We consider the heinous attack on Professor Hesse as part of the most recent wave of attempts to stifle and delegitimize the critical study of race, ethnic studies and anti-racist scholarship, more broadly. It is no coincidence that Trump’s now repealed attempt to ban antiracist education (as well as feminist and diversity work more broadly) came on the heels of widespread support for Black Lives Matter, which included unprecedented numbers of white (U.S.) Americans joining protests and seeking knowledge on racism and antiracism.
In particular, recent assaults against professors like Dr. Hesse—often curiously minimized or ignored by those decrying “cancel culture” on both the left and the right—reveal the fundamental importance of the critical study of whiteness. It is worth remembering that historically the study of the sociopolitical and historical construction of whiteness has been led by those who, while not afforded legitimacy by historically white institutions, could not afford ignorance of its intricacies and effects. This includes the intellectual contributions of one of the discipline’s recently recovered and now celebrated figures: W. E. B. Du Bois, for whom the analysis of White souls was as critical as Black ones. At a time when sociology and the social sciences could use more—not less—attention to the historical processes that connect contemporary racial orders to their colonial origins, Dr. Hesse’s scholarship and teaching have been necessary rejoinders to studies of race that isolate the contemporary structure of racial inequity from the historically specific (and evolving) production of whiteness.

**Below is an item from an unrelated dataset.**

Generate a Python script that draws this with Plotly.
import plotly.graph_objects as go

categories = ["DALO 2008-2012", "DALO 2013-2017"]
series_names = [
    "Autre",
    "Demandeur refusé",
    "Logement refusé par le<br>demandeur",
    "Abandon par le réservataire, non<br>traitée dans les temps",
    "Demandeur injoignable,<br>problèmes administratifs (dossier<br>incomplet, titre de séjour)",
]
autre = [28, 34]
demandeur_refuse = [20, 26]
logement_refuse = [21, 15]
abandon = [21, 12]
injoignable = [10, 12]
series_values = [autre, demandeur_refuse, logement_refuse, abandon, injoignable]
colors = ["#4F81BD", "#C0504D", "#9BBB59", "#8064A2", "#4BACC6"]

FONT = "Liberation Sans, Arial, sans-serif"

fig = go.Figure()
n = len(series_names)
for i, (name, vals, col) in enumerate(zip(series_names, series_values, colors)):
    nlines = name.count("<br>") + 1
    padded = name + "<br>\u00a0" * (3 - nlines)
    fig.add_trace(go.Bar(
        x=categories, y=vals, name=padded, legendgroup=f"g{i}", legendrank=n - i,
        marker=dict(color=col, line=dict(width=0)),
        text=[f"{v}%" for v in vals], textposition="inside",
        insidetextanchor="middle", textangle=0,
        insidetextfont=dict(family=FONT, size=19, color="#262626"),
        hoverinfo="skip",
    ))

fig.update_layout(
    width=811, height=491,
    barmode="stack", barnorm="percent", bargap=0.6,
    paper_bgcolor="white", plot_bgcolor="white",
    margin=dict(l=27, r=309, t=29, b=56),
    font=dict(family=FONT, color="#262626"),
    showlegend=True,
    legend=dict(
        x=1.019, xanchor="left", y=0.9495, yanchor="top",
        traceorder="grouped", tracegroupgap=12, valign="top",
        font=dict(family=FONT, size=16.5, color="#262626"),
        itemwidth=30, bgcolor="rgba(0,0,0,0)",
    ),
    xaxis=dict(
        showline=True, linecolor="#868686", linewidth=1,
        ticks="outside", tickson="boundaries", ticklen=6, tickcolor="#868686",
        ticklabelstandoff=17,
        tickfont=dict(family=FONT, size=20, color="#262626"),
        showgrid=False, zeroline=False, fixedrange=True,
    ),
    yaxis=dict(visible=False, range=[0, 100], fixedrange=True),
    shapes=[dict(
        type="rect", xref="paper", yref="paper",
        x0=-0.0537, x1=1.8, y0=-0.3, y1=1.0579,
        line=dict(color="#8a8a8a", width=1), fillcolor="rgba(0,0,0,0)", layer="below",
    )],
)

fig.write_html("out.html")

At this moment of insurgent white supremacist movements, racialized death at the hands of police and failed health systems, and rampant racial inequalities and exclusions, we affirm the importance and legitimacy of critical scholarship on race and racial domination. We stand with Professor Hesse and others that have been unfairly criticized and violently attacked for their vital intellectual work. We also call on Northwestern and other universities and academic associations to openly denounce such attacks, build support systems, and defend targeted colleagues and intellectual communities. Professed commitments to racial equity and social justice ring hollow without such actions. Lastly, to those that believe they can frighten us into silence, know that we will not be deterred.